**What you need to do:** Each line in the material below, starting at the one with "What matplotlib code" and ending at the one with "plt.rcParams['mathtext.fontset'] = 'stix'", is to be reproduced exactly; no picture is to be copied.

**Records supplied:**
•••••

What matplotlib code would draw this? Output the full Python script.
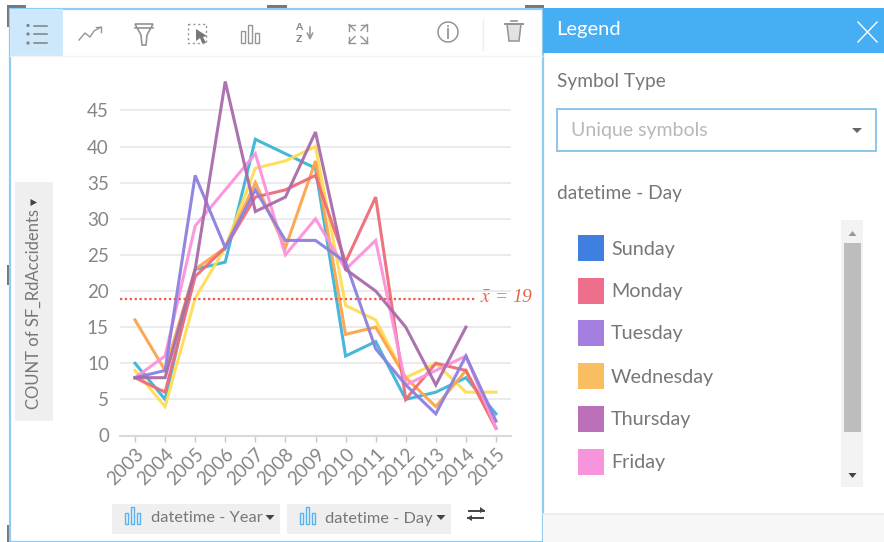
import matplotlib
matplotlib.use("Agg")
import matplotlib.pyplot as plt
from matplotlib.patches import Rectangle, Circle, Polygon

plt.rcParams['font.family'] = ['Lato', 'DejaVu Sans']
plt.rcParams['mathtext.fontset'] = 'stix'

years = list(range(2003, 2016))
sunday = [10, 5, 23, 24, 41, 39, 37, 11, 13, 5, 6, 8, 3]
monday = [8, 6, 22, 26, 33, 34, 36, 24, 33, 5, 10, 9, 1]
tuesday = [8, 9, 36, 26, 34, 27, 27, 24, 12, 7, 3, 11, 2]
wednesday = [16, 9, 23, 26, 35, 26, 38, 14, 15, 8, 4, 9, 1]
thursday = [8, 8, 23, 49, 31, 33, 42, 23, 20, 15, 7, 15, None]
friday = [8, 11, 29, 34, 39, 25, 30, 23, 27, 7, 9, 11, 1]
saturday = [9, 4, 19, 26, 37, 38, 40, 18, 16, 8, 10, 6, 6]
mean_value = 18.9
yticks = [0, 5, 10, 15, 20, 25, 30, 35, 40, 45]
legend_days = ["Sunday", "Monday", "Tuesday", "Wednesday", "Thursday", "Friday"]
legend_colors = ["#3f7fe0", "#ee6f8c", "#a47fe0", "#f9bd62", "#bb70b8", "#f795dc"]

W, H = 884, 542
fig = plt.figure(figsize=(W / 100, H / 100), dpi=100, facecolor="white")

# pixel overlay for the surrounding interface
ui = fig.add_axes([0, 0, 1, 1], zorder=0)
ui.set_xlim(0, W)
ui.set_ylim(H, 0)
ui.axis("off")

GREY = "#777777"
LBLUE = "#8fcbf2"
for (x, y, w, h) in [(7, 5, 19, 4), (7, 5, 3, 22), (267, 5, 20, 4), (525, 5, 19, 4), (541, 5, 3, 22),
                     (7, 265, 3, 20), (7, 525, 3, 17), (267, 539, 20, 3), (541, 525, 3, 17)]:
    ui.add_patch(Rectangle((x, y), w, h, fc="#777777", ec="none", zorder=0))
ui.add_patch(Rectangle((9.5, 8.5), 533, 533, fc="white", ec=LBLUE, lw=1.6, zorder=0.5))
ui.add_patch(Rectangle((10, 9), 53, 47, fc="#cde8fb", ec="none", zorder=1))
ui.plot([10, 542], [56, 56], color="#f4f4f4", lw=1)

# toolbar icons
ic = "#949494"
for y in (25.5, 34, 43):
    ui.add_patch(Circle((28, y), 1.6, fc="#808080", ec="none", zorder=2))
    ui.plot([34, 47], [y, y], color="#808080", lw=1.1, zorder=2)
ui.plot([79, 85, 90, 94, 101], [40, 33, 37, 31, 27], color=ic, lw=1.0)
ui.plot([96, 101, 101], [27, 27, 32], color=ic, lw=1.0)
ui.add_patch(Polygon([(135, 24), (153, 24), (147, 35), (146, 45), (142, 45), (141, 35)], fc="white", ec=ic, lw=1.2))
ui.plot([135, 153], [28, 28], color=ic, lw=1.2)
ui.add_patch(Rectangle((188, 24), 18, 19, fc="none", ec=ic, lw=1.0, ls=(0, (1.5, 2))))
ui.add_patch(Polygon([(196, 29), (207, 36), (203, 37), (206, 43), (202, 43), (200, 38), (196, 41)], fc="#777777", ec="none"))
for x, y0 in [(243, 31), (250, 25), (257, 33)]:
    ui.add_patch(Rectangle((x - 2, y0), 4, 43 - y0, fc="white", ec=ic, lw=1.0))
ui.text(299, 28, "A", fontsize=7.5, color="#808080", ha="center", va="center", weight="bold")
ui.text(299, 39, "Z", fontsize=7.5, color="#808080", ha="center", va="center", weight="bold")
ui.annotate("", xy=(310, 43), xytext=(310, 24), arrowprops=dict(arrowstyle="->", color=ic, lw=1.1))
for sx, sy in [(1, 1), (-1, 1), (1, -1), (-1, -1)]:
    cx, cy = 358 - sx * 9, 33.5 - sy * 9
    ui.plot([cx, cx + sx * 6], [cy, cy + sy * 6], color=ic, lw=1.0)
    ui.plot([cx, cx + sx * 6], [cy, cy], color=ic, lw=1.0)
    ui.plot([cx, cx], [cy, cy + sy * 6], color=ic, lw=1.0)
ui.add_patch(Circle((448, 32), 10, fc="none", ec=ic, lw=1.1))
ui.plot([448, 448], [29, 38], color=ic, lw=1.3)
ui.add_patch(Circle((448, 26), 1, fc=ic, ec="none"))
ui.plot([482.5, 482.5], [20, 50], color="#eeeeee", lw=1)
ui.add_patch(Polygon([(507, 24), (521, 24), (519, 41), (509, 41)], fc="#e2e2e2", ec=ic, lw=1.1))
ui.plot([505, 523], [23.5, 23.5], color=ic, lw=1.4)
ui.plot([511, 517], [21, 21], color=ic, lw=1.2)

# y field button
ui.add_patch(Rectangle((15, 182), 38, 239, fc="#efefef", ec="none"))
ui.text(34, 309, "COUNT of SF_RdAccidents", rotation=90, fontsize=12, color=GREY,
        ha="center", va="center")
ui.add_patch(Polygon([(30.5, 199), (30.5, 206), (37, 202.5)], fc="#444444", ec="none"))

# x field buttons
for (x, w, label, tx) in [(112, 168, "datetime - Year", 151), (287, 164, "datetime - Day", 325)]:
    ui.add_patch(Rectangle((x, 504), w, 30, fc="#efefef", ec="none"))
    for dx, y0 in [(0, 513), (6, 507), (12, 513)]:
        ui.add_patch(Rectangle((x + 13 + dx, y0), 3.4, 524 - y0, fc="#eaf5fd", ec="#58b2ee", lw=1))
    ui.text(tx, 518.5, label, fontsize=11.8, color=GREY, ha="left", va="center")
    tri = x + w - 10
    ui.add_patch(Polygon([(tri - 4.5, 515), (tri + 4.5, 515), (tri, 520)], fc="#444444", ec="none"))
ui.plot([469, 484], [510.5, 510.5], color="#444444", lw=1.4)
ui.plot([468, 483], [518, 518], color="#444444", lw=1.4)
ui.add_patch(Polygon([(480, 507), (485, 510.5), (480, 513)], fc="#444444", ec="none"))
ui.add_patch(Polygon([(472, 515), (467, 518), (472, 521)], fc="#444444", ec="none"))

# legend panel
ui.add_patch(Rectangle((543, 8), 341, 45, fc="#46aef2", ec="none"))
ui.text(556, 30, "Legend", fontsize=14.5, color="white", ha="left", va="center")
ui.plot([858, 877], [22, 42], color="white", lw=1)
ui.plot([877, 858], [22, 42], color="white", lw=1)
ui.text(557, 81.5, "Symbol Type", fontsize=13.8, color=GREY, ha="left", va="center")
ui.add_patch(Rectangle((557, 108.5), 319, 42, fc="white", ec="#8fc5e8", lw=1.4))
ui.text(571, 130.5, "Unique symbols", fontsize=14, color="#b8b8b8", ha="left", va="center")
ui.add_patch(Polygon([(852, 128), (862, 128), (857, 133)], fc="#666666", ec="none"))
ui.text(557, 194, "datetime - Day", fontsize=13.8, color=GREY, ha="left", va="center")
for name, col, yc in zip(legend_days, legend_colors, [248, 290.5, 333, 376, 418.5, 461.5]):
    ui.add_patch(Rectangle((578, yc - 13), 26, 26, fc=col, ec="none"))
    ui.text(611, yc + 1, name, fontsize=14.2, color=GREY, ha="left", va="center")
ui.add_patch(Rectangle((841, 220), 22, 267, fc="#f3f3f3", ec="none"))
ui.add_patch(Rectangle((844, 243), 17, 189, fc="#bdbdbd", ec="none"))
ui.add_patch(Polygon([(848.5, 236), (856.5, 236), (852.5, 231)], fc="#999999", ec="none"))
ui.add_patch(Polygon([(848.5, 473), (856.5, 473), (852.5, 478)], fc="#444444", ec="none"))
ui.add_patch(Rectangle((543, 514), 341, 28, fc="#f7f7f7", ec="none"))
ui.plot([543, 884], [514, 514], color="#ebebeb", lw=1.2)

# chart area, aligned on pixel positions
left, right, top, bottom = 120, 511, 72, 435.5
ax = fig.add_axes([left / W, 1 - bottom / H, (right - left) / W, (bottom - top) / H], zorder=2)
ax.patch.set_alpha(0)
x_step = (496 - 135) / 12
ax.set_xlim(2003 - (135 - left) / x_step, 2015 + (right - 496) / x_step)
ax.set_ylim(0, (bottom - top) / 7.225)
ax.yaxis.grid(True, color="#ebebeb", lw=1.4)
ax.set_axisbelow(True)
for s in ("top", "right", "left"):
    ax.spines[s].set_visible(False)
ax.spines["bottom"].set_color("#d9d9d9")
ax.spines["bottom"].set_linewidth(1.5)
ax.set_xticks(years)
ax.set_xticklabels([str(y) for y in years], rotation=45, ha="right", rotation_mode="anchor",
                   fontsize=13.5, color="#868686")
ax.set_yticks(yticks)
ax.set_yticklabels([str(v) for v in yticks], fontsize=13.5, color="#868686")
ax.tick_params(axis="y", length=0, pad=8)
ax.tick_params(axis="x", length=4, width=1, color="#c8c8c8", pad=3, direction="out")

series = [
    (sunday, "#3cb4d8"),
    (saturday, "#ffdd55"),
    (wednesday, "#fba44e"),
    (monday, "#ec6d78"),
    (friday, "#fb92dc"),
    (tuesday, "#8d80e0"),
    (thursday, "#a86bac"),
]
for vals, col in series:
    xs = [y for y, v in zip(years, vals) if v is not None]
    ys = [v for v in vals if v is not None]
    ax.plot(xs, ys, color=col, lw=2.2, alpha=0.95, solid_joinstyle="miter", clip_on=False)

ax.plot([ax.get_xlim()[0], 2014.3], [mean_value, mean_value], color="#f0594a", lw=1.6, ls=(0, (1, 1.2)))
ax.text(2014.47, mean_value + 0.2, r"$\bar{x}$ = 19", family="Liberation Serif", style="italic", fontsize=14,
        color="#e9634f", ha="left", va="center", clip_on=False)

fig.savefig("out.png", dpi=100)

•••••

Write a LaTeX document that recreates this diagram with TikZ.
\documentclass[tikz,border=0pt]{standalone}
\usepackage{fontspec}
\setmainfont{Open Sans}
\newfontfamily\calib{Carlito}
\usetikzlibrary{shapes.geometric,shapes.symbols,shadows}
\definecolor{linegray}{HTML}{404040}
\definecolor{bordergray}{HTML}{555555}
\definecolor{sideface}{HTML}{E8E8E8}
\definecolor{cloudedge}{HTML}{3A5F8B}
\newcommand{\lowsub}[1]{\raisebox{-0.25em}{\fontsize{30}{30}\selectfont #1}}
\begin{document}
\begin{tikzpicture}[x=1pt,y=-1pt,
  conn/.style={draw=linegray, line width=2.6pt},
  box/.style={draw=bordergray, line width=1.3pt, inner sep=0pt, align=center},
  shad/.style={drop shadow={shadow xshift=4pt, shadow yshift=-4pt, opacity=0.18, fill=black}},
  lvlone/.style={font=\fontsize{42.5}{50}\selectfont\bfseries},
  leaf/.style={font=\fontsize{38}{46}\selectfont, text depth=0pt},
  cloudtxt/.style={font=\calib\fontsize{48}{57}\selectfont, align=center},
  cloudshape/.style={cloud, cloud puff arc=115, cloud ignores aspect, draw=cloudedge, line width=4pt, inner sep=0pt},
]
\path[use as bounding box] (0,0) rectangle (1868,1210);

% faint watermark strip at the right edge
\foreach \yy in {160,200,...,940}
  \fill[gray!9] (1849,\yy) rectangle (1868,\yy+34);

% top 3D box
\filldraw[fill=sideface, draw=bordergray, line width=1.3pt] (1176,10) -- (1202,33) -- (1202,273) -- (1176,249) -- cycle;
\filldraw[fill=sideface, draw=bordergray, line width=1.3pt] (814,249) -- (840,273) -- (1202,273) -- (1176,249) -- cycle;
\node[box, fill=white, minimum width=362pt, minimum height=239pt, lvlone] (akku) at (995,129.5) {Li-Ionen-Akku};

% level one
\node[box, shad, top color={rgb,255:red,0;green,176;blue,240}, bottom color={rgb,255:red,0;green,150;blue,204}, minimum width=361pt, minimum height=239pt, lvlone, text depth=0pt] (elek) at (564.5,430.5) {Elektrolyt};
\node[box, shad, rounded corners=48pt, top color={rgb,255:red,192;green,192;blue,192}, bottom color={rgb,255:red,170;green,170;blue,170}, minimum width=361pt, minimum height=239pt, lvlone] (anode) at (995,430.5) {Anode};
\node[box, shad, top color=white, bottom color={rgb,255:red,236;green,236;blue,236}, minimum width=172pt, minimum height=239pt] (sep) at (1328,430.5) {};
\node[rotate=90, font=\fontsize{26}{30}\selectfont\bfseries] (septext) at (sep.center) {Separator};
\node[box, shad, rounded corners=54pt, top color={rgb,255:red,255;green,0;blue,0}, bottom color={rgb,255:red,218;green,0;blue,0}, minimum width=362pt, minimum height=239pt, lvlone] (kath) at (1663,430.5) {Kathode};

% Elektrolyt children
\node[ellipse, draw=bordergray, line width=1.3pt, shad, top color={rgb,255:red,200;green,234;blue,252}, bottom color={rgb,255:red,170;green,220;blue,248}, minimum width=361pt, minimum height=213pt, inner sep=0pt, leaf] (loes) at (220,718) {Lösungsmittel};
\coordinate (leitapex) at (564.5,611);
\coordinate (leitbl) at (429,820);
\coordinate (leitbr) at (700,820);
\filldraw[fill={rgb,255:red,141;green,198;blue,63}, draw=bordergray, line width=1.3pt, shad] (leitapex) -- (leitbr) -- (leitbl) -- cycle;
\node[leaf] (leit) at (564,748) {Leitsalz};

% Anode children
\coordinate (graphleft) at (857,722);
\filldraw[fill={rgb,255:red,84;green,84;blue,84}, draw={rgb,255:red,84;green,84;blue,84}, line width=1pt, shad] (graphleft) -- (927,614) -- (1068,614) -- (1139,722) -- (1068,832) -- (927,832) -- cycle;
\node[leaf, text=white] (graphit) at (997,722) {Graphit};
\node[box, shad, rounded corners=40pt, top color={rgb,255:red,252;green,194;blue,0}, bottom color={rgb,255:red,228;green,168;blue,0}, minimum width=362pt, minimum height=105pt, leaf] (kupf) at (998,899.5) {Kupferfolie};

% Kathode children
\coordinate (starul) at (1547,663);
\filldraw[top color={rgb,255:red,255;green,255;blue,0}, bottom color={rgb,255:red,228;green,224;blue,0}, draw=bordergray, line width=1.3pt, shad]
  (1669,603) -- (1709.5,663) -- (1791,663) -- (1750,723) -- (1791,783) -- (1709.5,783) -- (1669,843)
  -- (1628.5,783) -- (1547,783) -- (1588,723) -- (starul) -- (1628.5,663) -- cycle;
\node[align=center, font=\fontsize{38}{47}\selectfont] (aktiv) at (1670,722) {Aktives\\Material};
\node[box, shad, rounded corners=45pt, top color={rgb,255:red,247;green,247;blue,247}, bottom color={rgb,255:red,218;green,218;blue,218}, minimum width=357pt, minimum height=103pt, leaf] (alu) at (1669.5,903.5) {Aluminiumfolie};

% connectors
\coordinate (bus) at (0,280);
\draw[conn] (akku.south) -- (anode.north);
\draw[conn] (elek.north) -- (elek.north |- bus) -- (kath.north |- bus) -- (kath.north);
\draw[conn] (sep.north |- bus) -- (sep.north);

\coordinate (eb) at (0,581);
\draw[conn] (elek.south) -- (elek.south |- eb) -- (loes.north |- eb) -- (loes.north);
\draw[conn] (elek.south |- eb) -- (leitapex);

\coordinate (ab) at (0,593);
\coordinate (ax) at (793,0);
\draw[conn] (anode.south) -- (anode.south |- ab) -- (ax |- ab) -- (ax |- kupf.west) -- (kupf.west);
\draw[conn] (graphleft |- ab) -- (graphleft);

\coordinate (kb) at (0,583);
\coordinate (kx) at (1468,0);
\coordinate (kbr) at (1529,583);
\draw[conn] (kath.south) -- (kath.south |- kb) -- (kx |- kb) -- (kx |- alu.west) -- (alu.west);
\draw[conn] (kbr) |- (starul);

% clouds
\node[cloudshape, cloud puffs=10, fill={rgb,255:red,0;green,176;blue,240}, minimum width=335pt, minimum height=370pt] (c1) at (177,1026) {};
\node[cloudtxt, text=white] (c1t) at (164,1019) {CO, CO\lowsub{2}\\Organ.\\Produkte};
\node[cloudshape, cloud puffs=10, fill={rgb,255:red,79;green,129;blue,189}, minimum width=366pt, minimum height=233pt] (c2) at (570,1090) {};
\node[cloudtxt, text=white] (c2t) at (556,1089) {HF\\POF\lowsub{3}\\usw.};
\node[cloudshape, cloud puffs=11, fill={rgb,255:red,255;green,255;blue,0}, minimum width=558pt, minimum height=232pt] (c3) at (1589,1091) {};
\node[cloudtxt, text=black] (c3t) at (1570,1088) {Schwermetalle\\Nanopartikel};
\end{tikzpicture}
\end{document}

•••••

**Correct response:**
What matplotlib code would draw this? Output the full Python script.
import matplotlib
matplotlib.use("Agg")
import matplotlib.pyplot as plt
from matplotlib.patches import Rectangle, Circle, Polygon

plt.rcParams['font.family'] = ['Lato', 'DejaVu Sans']
plt.rcParams['mathtext.fontset'] = 'stix'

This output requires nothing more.